Cette ‘efficacité’ de l’économie allemande favorisée en outre par le prix d’un baril faible va encourager les tendances protectionnistes amorcées par le capital encore national qui a favorisé l’élection de Trump. Elle va sans doute découpler le vrai binôme de l’Union européenne, les Usa, et non pas la France qui a subi un mariage forcé, et l’Allemagne.

Toute cette longue conquête vers l’Est de l’espace vital allemand réalisée sous le haut-patronage de la CIA risque d’être contrecarré par les sanctions intempestives prononcées par la puissance féale à l’encontre de la Russie et bientôt de la Chine.

L’absorption des machines–outils, du matériel de transport et de la chimie par les pays émergents a certes baissé relativement mais elle reste en absolu en hausse.

Entre 2002 et 2015, la part de la Chine est passée de 7 à 15% alors que celle de la Russie a régressé pour se stabiliser à 6%.

Les sanctions prises à l’unanimité par le Congrès étasunien, avec force propagande d’une implication malveillante de Poutine dans les élections étasuniennes, contre la Russie vont rendre plus cher et moins accessible le gaz russe, plus onéreux les produits allemands et affaiblir l’économie russe. La tentative d’étranglement du Qatar par des mesures surréalistes de blocus menées par les Séoud a la même portée. La raréfaction de cette denrée énergétique rendrait de plus le gaz de schiste compétitif.

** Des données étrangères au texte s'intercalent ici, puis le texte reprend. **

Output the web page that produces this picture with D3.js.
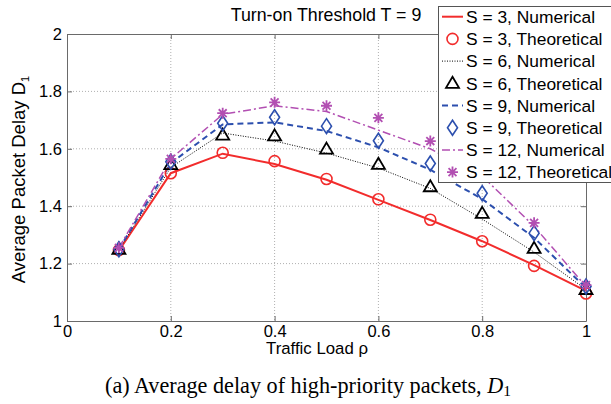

Nous assistons à un antagonisme entre les deux puissances, l’allemande à la conquête de marchés et l’étasunienne contrainte à une position de défense des siens. La fille aînée du Royaume Uni, matricide, a permis l’éclosion d’un concurrent en voie de devenir rival.

Le passage d’un état à son contraire

Des think tank allemands, en particulier le German Institute for International and Security Affairs parlent clairement de confrontation. Il identifie les Usa comme un opposant et rival en Russie, au Moyen Orient, en Afrique du Nord et en Europe. Il recommande au gouvernement allemand de développer une politique de réarmement qui puisse le rendre indépendant des forces de l’OTAN au sein duquel il a servi et est asservi. Il devra assumer une politique étrangère et de sécurité élaborée EN Allemagne et POUR l’Allemagne.

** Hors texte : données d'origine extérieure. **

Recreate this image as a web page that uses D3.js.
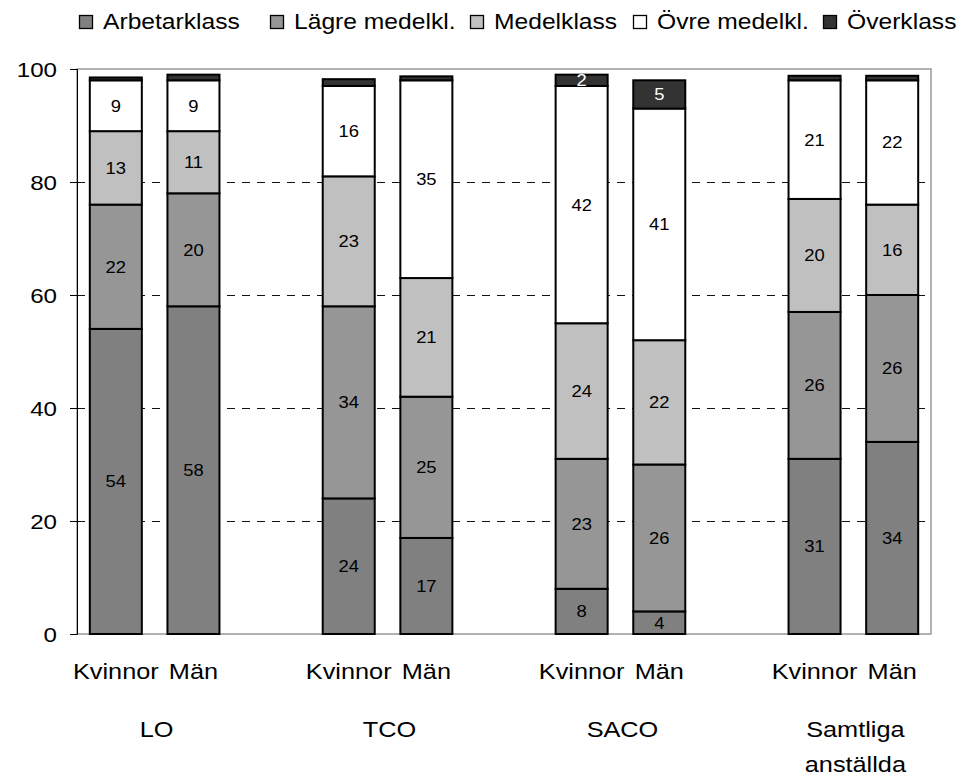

La dernière conférence de Munich pour la ‘Sécurité’ en février 2017 a été l’occasion pour la presse allemande de libérer une parole autrefois réservée à une extrême-droite honteuse, en évoquant la souveraineté militaire nationale. L’injonction préalable de Trump aux pays européens de se prendre en charge l’a facilitée. De moins de 2% de son PIB, la part dévolue à sa défense va passer au-delà de 3%, soit en absolu de 37 milliards d’euros à plus de 100. La campagne électorale actuellement menée et qui va sans doute aboutir à reconduire Merkel et le CDU actualise la poussée en faveur d’un réarmement plus sérieux de la Bundesweh. Elle autorise le candidat du SPD allié aux Verts, l’ancien maoïste Shultz, plus militariste que l’actuelle chancelière, à promettre le retrait des vingt têtes nucléaires entreposées à Büchel. Un sondage avait montré une opinion publique très favorable à plus de 60% de la dénucléarisation de leur pays.

Dans le sillage des restrictions budgétaires secondaires à la crise des subprimes, le gouvernement allemand avait réduit l’effectif de l’armée de 220 000 hommes en 2010 à 165 000 en 2017. Un équipement obsolète ou inexistant et une mauvaise gestion des ressources auraient conduit les soldats à parader avec des fusils mitrailleurs en bois lors d’un exercice avec les forces de l’OTAN en 2015.

Depuis 2003, la catégorie des travailleurs pauvres, les mini jobs à 450 euros par mois se développe. Ils ne paient pas de cotisations mais n’auront donc pas de retraite. L’écart des revenus entre les femmes et les hommes est majeur. Les revenus de 40% des salariés en Allemagne ont baissé depuis 20 ans, ce sont les bas revenus qui sont concernés, ils n’ont ni épargne ni patrimoine. Le pays le plus riche d’Europe accumule des retraités pauvres, c’est-à-dire moins des 2/3 du revenu médian. Il accueille un million de réfugiés provenant de pays dévastés qui préféreront les faibles salaires et la précarité aux bombes.

Pour que la plus-value se réalise, il faut que la marchandisation de la production devienne effective, qu’elle circule en tant que marchandise monnayable et monnayée. Qu’elle rencontre un preneur. En cas d’impossibilité, les ressources sont dirigées vers la destruction, sous forme de guerre le plus souvent. S’il n’y a pas d’ennemi extérieur, on l’invente et le crée, pour l’intérieur, on l’importe.

Badia Benjelloun

 

Note

(*) Voir Annie Lacroix-Riz : le carcan européen, co-éditions Delga  et Le temps des cerises.